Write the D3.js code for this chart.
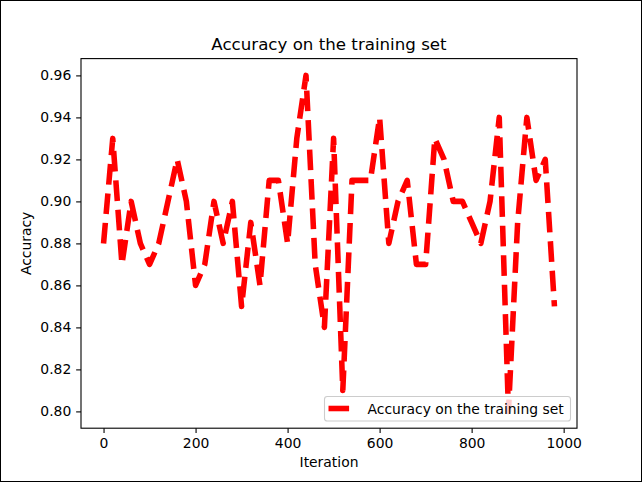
<!DOCTYPE html>
<html lang="en">
<head>
    <meta charset="UTF-8">
    <title>Accuracy on the training set</title>
    <script src="https://d3js.org/d3.v7.min.js"></script>
    <style>
        body { margin: 0; background: #fff; }
        text { font-family: "DejaVu Sans", sans-serif; }
    </style>
</head>
<body>
<script>
    // iterations where accuracy was logged
    const iterations = [0, 20, 40, 60, 80, 100, 120, 140, 160, 180,
        200, 220, 240, 260, 280, 300, 320, 340, 360, 380,
        400, 420, 440, 460, 480, 500, 520, 540, 560, 580,
        600, 620, 640, 660, 680, 700, 720, 740, 760, 780,
        800, 820, 840, 860, 880, 900, 920, 940, 960, 980];
    const accuracy = [0.88, 0.93, 0.87, 0.90, 0.88, 0.87, 0.88, 0.90, 0.92, 0.90,
        0.86, 0.87, 0.90, 0.88, 0.90, 0.85, 0.89, 0.86, 0.91, 0.91,
        0.88, 0.93, 0.96, 0.87, 0.84, 0.93, 0.81, 0.91, 0.91, 0.91,
        0.94, 0.88, 0.90, 0.91, 0.87, 0.87, 0.93, 0.92, 0.90, 0.90,
        0.89, 0.88, 0.90, 0.94, 0.80, 0.89, 0.94, 0.91, 0.92, 0.85];
    const xTicks = [0, 200, 400, 600, 800, 1000];
    const yTicks = [0.80, 0.82, 0.84, 0.86, 0.88, 0.90, 0.92, 0.94, 0.96];
    const seriesName = "Accuracy on the training set";

    const W = 642, H = 482;
    const axL = 81, axR = 577, axT = 58.6, axB = 428.2;

    let svg = d3.select("body").append("svg")
        .attr("width", W)
        .attr("height", H);

    // figure border
    svg.append("rect")
        .attr("x", 0.5).attr("y", 0.5)
        .attr("width", W - 1).attr("height", H - 1)
        .attr("fill", "#fff").attr("stroke", "#000");

    let x = d3.scaleLinear().domain([-49, 1029]).range([axL, axR]);
    let y = d3.scaleLinear().domain([0.792, 0.968]).range([axB, axT]);

    svg.append("clipPath").attr("id", "clip")
        .append("rect")
        .attr("x", axL).attr("y", axT)
        .attr("width", axR - axL).attr("height", axB - axT);

    let pts = iterations.map((it, i) => [it, accuracy[i]]);

    svg.append("path")
        .datum(pts)
        .attr("clip-path", "url(#clip)")
        .attr("fill", "none")
        .attr("stroke", "#ff0000")
        .attr("stroke-width", 5.56)
        .attr("stroke-dasharray", "20.6,8.9")
        .attr("stroke-linejoin", "round")
        .attr("d", d3.line().x(d => x(d[0])).y(d => y(d[1])));

    // axes
    let xAxis = svg.append("g")
        .attr("transform", `translate(0,${axB})`)
        .call(d3.axisBottom(x).tickValues(xTicks).tickSize(4.86).tickPadding(4.86).tickFormat(d3.format("d")));
    let yAxis = svg.append("g")
        .attr("transform", `translate(${axL},0)`)
        .call(d3.axisLeft(y).tickValues(yTicks).tickSize(4.86).tickPadding(4.86).tickFormat(d3.format(".2f")));
    [xAxis, yAxis].forEach(g => {
        g.select(".domain").remove();
        g.selectAll("line").attr("stroke", "#000").attr("stroke-width", 1.1);
        g.selectAll("text").attr("font-size", "13.9px").attr("fill", "#000")
            .style("font-family", "'DejaVu Sans', sans-serif");
    });

    svg.append("rect")
        .attr("x", axL).attr("y", axT)
        .attr("width", axR - axL).attr("height", axB - axT)
        .attr("fill", "none").attr("stroke", "#000").attr("stroke-width", 1.1);

    // title and labels
    svg.append("text")
        .attr("x", (axL + axR) / 2).attr("y", 50.3)
        .attr("text-anchor", "middle")
        .attr("font-size", "16.67px")
        .text(seriesName);

    svg.append("text")
        .attr("x", (axL + axR) / 2).attr("y", 466.5)
        .attr("text-anchor", "middle")
        .attr("font-size", "13.9px")
        .text("Iteration");

    svg.append("text")
        .attr("transform", `translate(31,${(axT + axB) / 2}) rotate(-90)`)
        .attr("text-anchor", "middle")
        .attr("font-size", "13.9px")
        .text("Accuracy");

    // legend, lower right
    let lg = svg.append("g");
    lg.append("rect")
        .attr("x", 324.5).attr("y", 396.5)
        .attr("width", 246).attr("height", 24.5)
        .attr("rx", 2.8)
        .attr("fill", "#fff").attr("fill-opacity", 0.8)
        .attr("stroke", "#cccccc").attr("stroke-width", 1.1);
    lg.append("line")
        .attr("x1", 328.5).attr("x2", 356.3)
        .attr("y1", 408.5).attr("y2", 408.5)
        .attr("stroke", "#ff0000")
        .attr("stroke-width", 5.56)
        .attr("stroke-dasharray", "20.6,8.9");
    lg.append("text")
        .attr("x", 367.5).attr("y", 413.5)
        .attr("font-size", "13.9px")
        .text(seriesName);
</script>
</body>
</html>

------------------------------------------------------------

The problem – Reproduce every line above as written, skipping pictures.

Complete output –
Write the D3.js code for this chart.
<!DOCTYPE html>
<html lang="en">
<head>
    <meta charset="UTF-8">
    <title>Accuracy on the training set</title>
    <script src="https://d3js.org/d3.v7.min.js"></script>
    <style>
        body { margin: 0; background: #fff; }
        text { font-family: "DejaVu Sans", sans-serif; }
    </style>
</head>
<body>
<script>
    // iterations where accuracy was logged
    const iterations = [0, 20, 40, 60, 80, 100, 120, 140, 160, 180,
        200, 220, 240, 260, 280, 300, 320, 340, 360, 380,
        400, 420, 440, 460, 480, 500, 520, 540, 560, 580,
        600, 620, 640, 660, 680, 700, 720, 740, 760, 780,
        800, 820, 840, 860, 880, 900, 920, 940, 960, 980];
    const accuracy = [0.88, 0.93, 0.87, 0.90, 0.88, 0.87, 0.88, 0.90, 0.92, 0.90,
        0.86, 0.87, 0.90, 0.88, 0.90, 0.85, 0.89, 0.86, 0.91, 0.91,
        0.88, 0.93, 0.96, 0.87, 0.84, 0.93, 0.81, 0.91, 0.91, 0.91,
        0.94, 0.88, 0.90, 0.91, 0.87, 0.87, 0.93, 0.92, 0.90, 0.90,
        0.89, 0.88, 0.90, 0.94, 0.80, 0.89, 0.94, 0.91, 0.92, 0.85];
    const xTicks = [0, 200, 400, 600, 800, 1000];
    const yTicks = [0.80, 0.82, 0.84, 0.86, 0.88, 0.90, 0.92, 0.94, 0.96];
    const seriesName = "Accuracy on the training set";

    const W = 642, H = 482;
    const axL = 81, axR = 577, axT = 58.6, axB = 428.2;

    let svg = d3.select("body").append("svg")
        .attr("width", W)
        .attr("height", H);

    // figure border
    svg.append("rect")
        .attr("x", 0.5).attr("y", 0.5)
        .attr("width", W - 1).attr("height", H - 1)
        .attr("fill", "#fff").attr("stroke", "#000");

    let x = d3.scaleLinear().domain([-49, 1029]).range([axL, axR]);
    let y = d3.scaleLinear().domain([0.792, 0.968]).range([axB, axT]);

    svg.append("clipPath").attr("id", "clip")
        .append("rect")
        .attr("x", axL).attr("y", axT)
        .attr("width", axR - axL).attr("height", axB - axT);

    let pts = iterations.map((it, i) => [it, accuracy[i]]);

    svg.append("path")
        .datum(pts)
        .attr("clip-path", "url(#clip)")
        .attr("fill", "none")
        .attr("stroke", "#ff0000")
        .attr("stroke-width", 5.56)
        .attr("stroke-dasharray", "20.6,8.9")
        .attr("stroke-linejoin", "round")
        .attr("d", d3.line().x(d => x(d[0])).y(d => y(d[1])));

    // axes
    let xAxis = svg.append("g")
        .attr("transform", `translate(0,${axB})`)
        .call(d3.axisBottom(x).tickValues(xTicks).tickSize(4.86).tickPadding(4.86).tickFormat(d3.format("d")));
    let yAxis = svg.append("g")
        .attr("transform", `translate(${axL},0)`)
        .call(d3.axisLeft(y).tickValues(yTicks).tickSize(4.86).tickPadding(4.86).tickFormat(d3.format(".2f")));
    [xAxis, yAxis].forEach(g => {
        g.select(".domain").remove();
        g.selectAll("line").attr("stroke", "#000").attr("stroke-width", 1.1);
        g.selectAll("text").attr("font-size", "13.9px").attr("fill", "#000")
            .style("font-family", "'DejaVu Sans', sans-serif");
    });

    svg.append("rect")
        .attr("x", axL).attr("y", axT)
        .attr("width", axR - axL).attr("height", axB - axT)
        .attr("fill", "none").attr("stroke", "#000").attr("stroke-width", 1.1);

    // title and labels
    svg.append("text")
        .attr("x", (axL + axR) / 2).attr("y", 50.3)
        .attr("text-anchor", "middle")
        .attr("font-size", "16.67px")
        .text(seriesName);

    svg.append("text")
        .attr("x", (axL + axR) / 2).attr("y", 466.5)
        .attr("text-anchor", "middle")
        .attr("font-size", "13.9px")
        .text("Iteration");

    svg.append("text")
        .attr("transform", `translate(31,${(axT + axB) / 2}) rotate(-90)`)
        .attr("text-anchor", "middle")
        .attr("font-size", "13.9px")
        .text("Accuracy");

    // legend, lower right
    let lg = svg.append("g");
    lg.append("rect")
        .attr("x", 324.5).attr("y", 396.5)
        .attr("width", 246).attr("height", 24.5)
        .attr("rx", 2.8)
        .attr("fill", "#fff").attr("fill-opacity", 0.8)
        .attr("stroke", "#cccccc").attr("stroke-width", 1.1);
    lg.append("line")
        .attr("x1", 328.5).attr("x2", 356.3)
        .attr("y1", 408.5).attr("y2", 408.5)
        .attr("stroke", "#ff0000")
        .attr("stroke-width", 5.56)
        .attr("stroke-dasharray", "20.6,8.9");
    lg.append("text")
        .attr("x", 367.5).attr("y", 413.5)
        .attr("font-size", "13.9px")
        .text(seriesName);
</script>
</body>
</html>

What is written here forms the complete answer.